Après notre premier concert
catastrophique, on s’est sentis nuls et pitoyables un quart d’heure ou deux, et
puis à force d’entendre les copains et même ceux qui nous connaissaient pas
nous dire que c’était trop mortel ce qu’on avait fait, on a fini par croire
qu’on avait peut-être attrapé le génie par hasard, comme on chope une gastro.
En tout cas, on avait trop envie de remettre ça ! Mais cette fois, en
amenant notre univers et tout. Plus question de faire des reprises, ce coup-ci
on allait arriver avec nos compos !
On a mis là-dedans plus d’organisation
qu’on n’en mettra jamais pour nos révisions du bac. On a fait deux
ateliers : Steven et Adrien allaient bosser ensemble la musique, à moi de
caler la rythmique de la batterie par dessus, et pour les paroles, comme je
suis le meilleur en français (le meilleur du groupe, hein, pas de la classe) et
que Noémie est la meilleure en anglais, on s’est dit que ce serait pas mal
qu’on travaille les textes ensemble. Florian aurait qu’à faire ses vocalises
pendant ce temps-là. Autant dire que j’ai trouvé que c’était une idée géniale,
Noémie et moi, le duo d’enfer – les Bonnie & Clyde des lyrics !
Alors entre deux cours on est allé bosser
dans notre coin, moi j’avais acheté exprès un cahier Clairefontaine et je suis
passé vite fait dans les chiottes du lycée pour réajuster ma mèche devant le
miroir. On s’est mis à une table à part au CDI, yeux dans les yeux, et de temps
en temps j’essayais de me concentrer sur mon cahier. Noémie, qui est comme une
fée en mieux foutue, essayait de trouver des rimes en anglais. On s’était dit
que ce serait pas mal de faire des chansons en français et en anglais, genre
Noir Désir, mais j’avais du mal à trouver des idées. Je regardais les yeux de
Noémie et j’avais du bleu plein la tête, et mon cahier ne se remplissait pas.

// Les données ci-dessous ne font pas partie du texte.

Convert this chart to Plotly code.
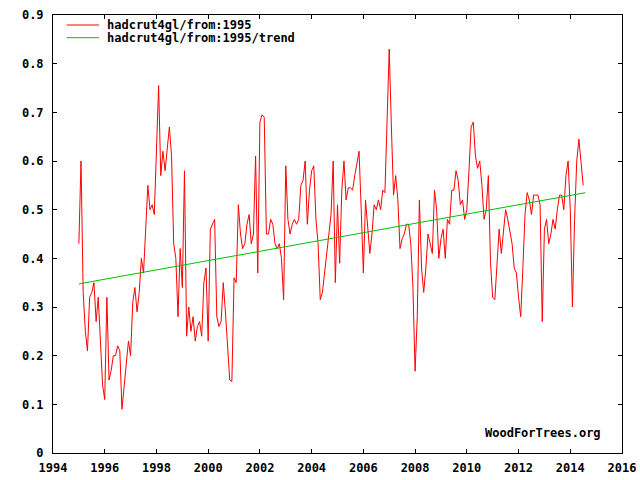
import numpy as np
import plotly.graph_objects as go

# hadcrut4 global monthly anomaly, Jan 1995 onwards
start_year = 1995
anomaly = [
    0.43, 0.60, 0.33, 0.25, 0.21, 0.32, 0.33, 0.35, 0.27, 0.32, 0.23, 0.14,      # 1995
    0.11, 0.32, 0.15, 0.17, 0.20, 0.20, 0.22, 0.21, 0.09, 0.14, 0.19, 0.23,      # 1996
    0.20, 0.31, 0.34, 0.29, 0.33, 0.40, 0.37, 0.45, 0.55, 0.50, 0.51, 0.49,      # 1997
    0.62, 0.755, 0.57, 0.62, 0.58, 0.63, 0.67, 0.61, 0.43, 0.40, 0.28, 0.42,     # 1998
    0.34, 0.58, 0.24, 0.30, 0.25, 0.28, 0.23, 0.26, 0.27, 0.24, 0.35, 0.38,      # 1999
    0.23, 0.46, 0.47, 0.48, 0.28, 0.26, 0.27, 0.35, 0.29, 0.21, 0.15, 0.147,     # 2000
    0.36, 0.35, 0.51, 0.45, 0.42, 0.43, 0.47, 0.49, 0.43, 0.45, 0.61, 0.37,      # 2001
    0.68, 0.695, 0.69, 0.45, 0.45, 0.48, 0.47, 0.43, 0.42, 0.43, 0.40, 0.315,    # 2002
    0.59, 0.48, 0.45, 0.47, 0.48, 0.47, 0.48, 0.55, 0.56, 0.60, 0.47, 0.54,      # 2003
    0.58, 0.59, 0.48, 0.43, 0.315, 0.33, 0.37, 0.42, 0.46, 0.49, 0.60, 0.35,     # 2004
    0.51, 0.39, 0.54, 0.60, 0.52, 0.545, 0.545, 0.54, 0.57, 0.60, 0.62, 0.50,    # 2005
    0.37, 0.52, 0.47, 0.41, 0.45, 0.51, 0.50, 0.52, 0.50, 0.54, 0.535, 0.68,     # 2006
    0.83, 0.67, 0.53, 0.57, 0.52, 0.42, 0.44, 0.45, 0.47, 0.47, 0.43, 0.34,      # 2007
    0.168, 0.28, 0.52, 0.38, 0.33, 0.38, 0.45, 0.43, 0.41, 0.54, 0.50, 0.40,     # 2008
    0.44, 0.46, 0.40, 0.48, 0.47, 0.54, 0.54, 0.58, 0.56, 0.51, 0.52, 0.48,      # 2009
    0.50, 0.58, 0.67, 0.68, 0.61, 0.585, 0.60, 0.55, 0.48, 0.50, 0.57, 0.39,     # 2010
    0.32, 0.315, 0.40, 0.46, 0.41, 0.45, 0.50, 0.48, 0.45, 0.43, 0.38, 0.37,     # 2011
    0.32, 0.28, 0.38, 0.49, 0.535, 0.52, 0.49, 0.53, 0.53, 0.53, 0.51, 0.27,     # 2012
    0.46, 0.48, 0.43, 0.45, 0.48, 0.46, 0.50, 0.53, 0.53, 0.50, 0.57, 0.60,      # 2013
    0.50, 0.30, 0.48, 0.60, 0.645, 0.60, 0.55,                                   # 2014
]
series_name = "hadcrut4gl/from:1995"
trend_name = "hadcrut4gl/from:1995/trend"
credit = "WoodForTrees.org"

x_ticks = list(range(1994, 2017, 2))
y_ticks = [0, 0.1, 0.2, 0.3, 0.4, 0.5, 0.6, 0.7, 0.8, 0.9]

t = start_year + np.arange(len(anomaly)) / 12.0
y = np.array(anomaly)

# least squares trend, like woodfortrees does (runs to the end of the last month)
slope, intercept = np.polyfit(t, y, 1)
t_trend = np.array([t[0], t[-1] + 1 / 12.0])
y_trend = slope * t_trend + intercept

font = dict(family="DejaVu Sans Mono", size=12, color="black", weight="bold")
red = "#ff0000"
green = "#00c000"

fig = go.Figure()
fig.add_trace(go.Scatter(x=t, y=y, mode="lines", name=series_name,
                         line=dict(color=red, width=1), showlegend=False))
fig.add_trace(go.Scatter(x=t_trend, y=y_trend, mode="lines", name=trend_name,
                         line=dict(color=green, width=1), showlegend=False))

axis_style = dict(showline=True, linecolor="black", linewidth=1, mirror="ticks",
                  ticks="inside", ticklen=4, tickcolor="black", tickwidth=1,
                  showgrid=False, zeroline=False, tickfont=font, automargin=False)

fig.update_xaxes(range=[1994, 2016], tickvals=x_ticks, ticklabelstandoff=4, **axis_style)
fig.update_yaxes(range=[0, 0.9], tickvals=y_ticks, ticklabelstandoff=6, **axis_style)

# gnuplot style key, top left inside the frame
key_rows = [(series_name, red, 0.9772), (trend_name, green, 0.9482)]
for label, colour, ky in key_rows:
    fig.add_shape(type="line", xref="paper", yref="paper",
                  x0=0.0241, x1=0.0808, y0=ky, y1=ky,
                  line=dict(color=colour, width=1))
    fig.add_annotation(text=label, xref="paper", yref="paper",
                       x=0.0914, y=ky, xanchor="left", yanchor="middle",
                       showarrow=False, font=font)

fig.add_annotation(text=credit, xref="paper", yref="paper",
                   x=0.9666, y=0.046, xanchor="right", yanchor="middle",
                   showarrow=False, font=font)

fig.update_layout(
    width=640, height=480,
    margin=dict(l=53, r=18, t=15, b=27),
    paper_bgcolor="white", plot_bgcolor="white",
    font=font,
    showlegend=False,
)

# page body has a default 8px margin, drop it so the chart sits at 0,0
fig.write_html("out.html", config={"displayModeBar": False},
               post_script="document.body.style.margin='0px';")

Rien à foutre, moi je voulais juste qu’on reste comme ça jusqu’à la fonte
totale de la banquise. Là, j’ai commencé à comprendre que le bonheur et
l’amour, ça valait rien comme sujet de chanson. Je veux dire, Bag of Bones,
faudrait pas que ce soit de la guimauve, quand même, alors au lieu d’écrire je
faisais mon malin à essayer de la faire marrer en imitant le prof de maths ou
de la choquer avec des blagues de cul et on n’avançait pas à grand-chose. Et
puis à un moment son portable a vibré, elle a regardé l’écran, elle m’a dit
esscuse, c’est mon copain, et elle s’est mise à textoter comme une furieuse.
Et tout d’un coup, je sais pas si c’est
la lumière qui a changé, mais je l’ai trouvée super banale, cette meuf, avec sa
frange et son Nokia rose, et je me suis focalisé sur mon cahier et d’un coup
j’ai trouvé plein de thèmes de chansons sur la guerre, la violence, la maladie
et les gens qui se jettent d’un pont.